** start of Source data **

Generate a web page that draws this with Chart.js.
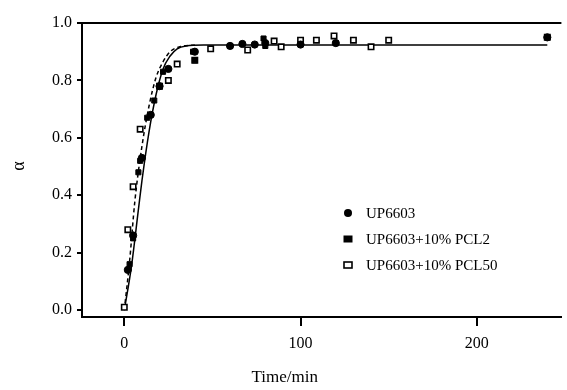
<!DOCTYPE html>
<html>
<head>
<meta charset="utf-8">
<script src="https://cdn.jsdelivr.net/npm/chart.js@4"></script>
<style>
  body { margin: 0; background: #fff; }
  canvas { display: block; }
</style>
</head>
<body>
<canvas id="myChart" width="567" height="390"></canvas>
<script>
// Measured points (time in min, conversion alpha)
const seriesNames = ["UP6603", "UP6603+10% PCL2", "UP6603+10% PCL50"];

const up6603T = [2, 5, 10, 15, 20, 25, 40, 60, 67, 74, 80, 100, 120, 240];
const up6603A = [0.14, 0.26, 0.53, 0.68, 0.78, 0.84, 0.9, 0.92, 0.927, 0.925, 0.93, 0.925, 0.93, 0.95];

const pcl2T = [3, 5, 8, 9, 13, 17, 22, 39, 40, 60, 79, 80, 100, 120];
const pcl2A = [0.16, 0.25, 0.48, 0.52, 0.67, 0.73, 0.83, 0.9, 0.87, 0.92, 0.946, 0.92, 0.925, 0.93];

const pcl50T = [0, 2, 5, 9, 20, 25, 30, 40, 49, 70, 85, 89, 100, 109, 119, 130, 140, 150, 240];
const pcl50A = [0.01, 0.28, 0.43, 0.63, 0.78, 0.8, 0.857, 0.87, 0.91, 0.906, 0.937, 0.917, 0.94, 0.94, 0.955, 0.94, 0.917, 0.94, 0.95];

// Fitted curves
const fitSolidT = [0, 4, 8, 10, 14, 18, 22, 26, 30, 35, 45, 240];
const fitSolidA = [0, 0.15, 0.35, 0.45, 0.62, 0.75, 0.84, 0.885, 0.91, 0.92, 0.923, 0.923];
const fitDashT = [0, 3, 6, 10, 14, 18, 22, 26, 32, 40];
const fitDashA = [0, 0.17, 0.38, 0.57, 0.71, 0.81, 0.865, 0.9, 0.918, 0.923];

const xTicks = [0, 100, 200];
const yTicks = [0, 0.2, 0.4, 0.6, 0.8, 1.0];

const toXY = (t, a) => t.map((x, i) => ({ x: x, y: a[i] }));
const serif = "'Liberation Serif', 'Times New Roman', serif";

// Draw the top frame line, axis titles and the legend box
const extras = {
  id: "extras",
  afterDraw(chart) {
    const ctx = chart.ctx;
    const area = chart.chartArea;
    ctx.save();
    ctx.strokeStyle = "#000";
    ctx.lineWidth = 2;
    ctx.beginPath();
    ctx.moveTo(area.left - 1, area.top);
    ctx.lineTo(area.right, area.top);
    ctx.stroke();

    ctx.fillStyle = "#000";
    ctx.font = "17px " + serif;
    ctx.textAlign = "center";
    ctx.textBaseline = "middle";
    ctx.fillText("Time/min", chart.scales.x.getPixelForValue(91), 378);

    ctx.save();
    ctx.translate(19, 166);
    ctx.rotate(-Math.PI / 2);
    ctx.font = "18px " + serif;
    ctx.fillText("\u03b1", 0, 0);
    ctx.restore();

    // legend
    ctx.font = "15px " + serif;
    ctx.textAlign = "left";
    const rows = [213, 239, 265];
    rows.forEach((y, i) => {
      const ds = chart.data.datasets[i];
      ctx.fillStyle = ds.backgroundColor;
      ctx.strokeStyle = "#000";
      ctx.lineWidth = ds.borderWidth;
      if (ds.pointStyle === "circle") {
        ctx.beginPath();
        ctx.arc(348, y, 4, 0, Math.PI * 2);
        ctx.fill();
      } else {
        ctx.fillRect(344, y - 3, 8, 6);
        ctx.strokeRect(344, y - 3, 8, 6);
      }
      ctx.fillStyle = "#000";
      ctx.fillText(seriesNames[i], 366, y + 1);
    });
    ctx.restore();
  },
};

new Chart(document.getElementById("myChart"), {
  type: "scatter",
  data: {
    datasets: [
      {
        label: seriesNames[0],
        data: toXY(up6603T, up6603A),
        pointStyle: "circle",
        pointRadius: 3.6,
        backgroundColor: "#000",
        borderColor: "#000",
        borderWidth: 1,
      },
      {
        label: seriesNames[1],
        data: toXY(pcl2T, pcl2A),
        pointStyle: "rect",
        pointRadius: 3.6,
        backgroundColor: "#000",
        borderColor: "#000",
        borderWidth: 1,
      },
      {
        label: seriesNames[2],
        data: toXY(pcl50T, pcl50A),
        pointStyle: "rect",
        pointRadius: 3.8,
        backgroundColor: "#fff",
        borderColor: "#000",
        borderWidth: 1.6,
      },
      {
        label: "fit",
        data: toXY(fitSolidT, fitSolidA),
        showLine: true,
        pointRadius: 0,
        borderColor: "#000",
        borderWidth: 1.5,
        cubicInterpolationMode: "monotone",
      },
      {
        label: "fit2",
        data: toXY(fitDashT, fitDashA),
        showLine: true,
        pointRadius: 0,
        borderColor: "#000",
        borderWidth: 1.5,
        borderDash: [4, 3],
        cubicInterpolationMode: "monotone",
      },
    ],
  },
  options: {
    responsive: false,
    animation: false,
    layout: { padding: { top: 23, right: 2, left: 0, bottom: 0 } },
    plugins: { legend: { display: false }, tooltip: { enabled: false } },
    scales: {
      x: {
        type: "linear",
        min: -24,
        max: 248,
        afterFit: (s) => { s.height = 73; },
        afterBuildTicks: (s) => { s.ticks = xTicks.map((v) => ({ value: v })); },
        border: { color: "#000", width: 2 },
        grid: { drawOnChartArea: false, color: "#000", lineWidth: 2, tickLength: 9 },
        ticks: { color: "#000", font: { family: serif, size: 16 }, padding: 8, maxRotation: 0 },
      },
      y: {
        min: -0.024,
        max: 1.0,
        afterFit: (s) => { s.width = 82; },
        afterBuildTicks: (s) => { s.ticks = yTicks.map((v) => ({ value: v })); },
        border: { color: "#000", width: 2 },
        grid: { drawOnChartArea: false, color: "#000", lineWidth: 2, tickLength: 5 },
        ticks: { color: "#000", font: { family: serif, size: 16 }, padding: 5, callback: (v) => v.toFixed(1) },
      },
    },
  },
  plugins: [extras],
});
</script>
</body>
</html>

** end of Source data **

Instructions for the task | From the first line above through the line containing "0.925, 0.93, 0.95];", copy everything exactly, without the pictures.

Response to the task |
Generate a web page that draws this with Chart.js.
<!DOCTYPE html>
<html>
<head>
<meta charset="utf-8">
<script src="https://cdn.jsdelivr.net/npm/chart.js@4"></script>
<style>
  body { margin: 0; background: #fff; }
  canvas { display: block; }
</style>
</head>
<body>
<canvas id="myChart" width="567" height="390"></canvas>
<script>
// Measured points (time in min, conversion alpha)
const seriesNames = ["UP6603", "UP6603+10% PCL2", "UP6603+10% PCL50"];

const up6603T = [2, 5, 10, 15, 20, 25, 40, 60, 67, 74, 80, 100, 120, 240];
const up6603A = [0.14, 0.26, 0.53, 0.68, 0.78, 0.84, 0.9, 0.92, 0.927, 0.925, 0.93, 0.925, 0.93, 0.95];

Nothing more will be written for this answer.